Wagga Wagga Potters Club: Scratching The Surface
Friday 11 December - Sunday 20 December 2020 | E3 art space
Image: Emily Mulvihill, Family 2019, Slab built, stoneware, glazed. Image courtesy Wagga Wagga Art Gallery.
In its 51st year, the Wagga Wagga Potters Club invited members to explore and develop their interpretation of ceramic surface treatments. Evident in the work presented, each potter has transformed raw clay forms with the language of their practice, providing an exciting journey into the possibilities of the ceramic surface.
Scratching The Surface brings together the work of: Brian Barkworth, Anne Carpenter, Chris Chindamo, Angela Halkias-Champ, Mishka Harris, Linda Lander, Dianne Mahony, Linda McLean, Emily Mulvihill, and Rosemary Tucker, mostly residing in Wagga Wagga and it’s surrounds.
The Process:
The artworks on display highlight how dramatically or subtly the surface of a piece can be altered or adorned. Beginning as a lump of clay, with the potter setting out to shape them into deliberate or random forms. Shape is achieved by hand, on the potters’ wheel, making coils or slabs, using moulds or with implements, paddles or found objects.
Mark making and pattern forming techniques such as carving, stippling and sgraffito create tactile, textures that enhance shadow and light on the form. Raised surfaces, on displayed works, have been achieved with embellishments of clay, slip coated muslin, slip trailing and textural glazes. Burnishing, brushwork and resist are other methods that are effective in surface development.

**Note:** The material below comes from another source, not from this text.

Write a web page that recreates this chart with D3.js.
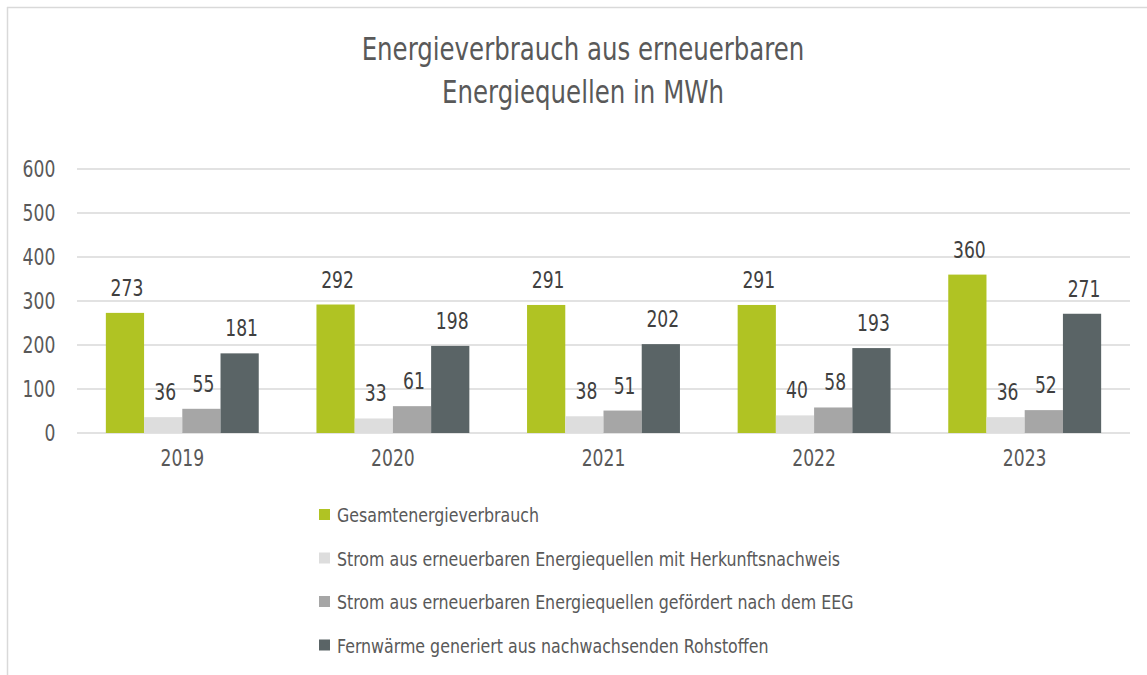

The clay surface can be concealed by the use of colour on the surface of works, in the form of earth oxides, stains, underglazes and glazes. Potters choose to enhance and highlight their form with the use of glazes – mirror like, gloss, matt, smooth, dry or interestingly textural, the surface is transformed with a glassy coating. With fluid, translucent type glazes the clay body is still evident, however with glazes that are applied thickly and opaque in nature, the clay is hidden. Works with lava and crawl type glazes create dramatic tactile effects.
Embracing the natural colour tones and textural effects of fired clay, potters may refrain from additional treatment to the surface, other than forming and kiln firing the work. The results are often a spectacular testament to the beauty of the geological medium that potters work with. Kiln firings using natural materials including wood firing, sawdust and Raku result in works with subtle flashing effects, and distinctive charred makings.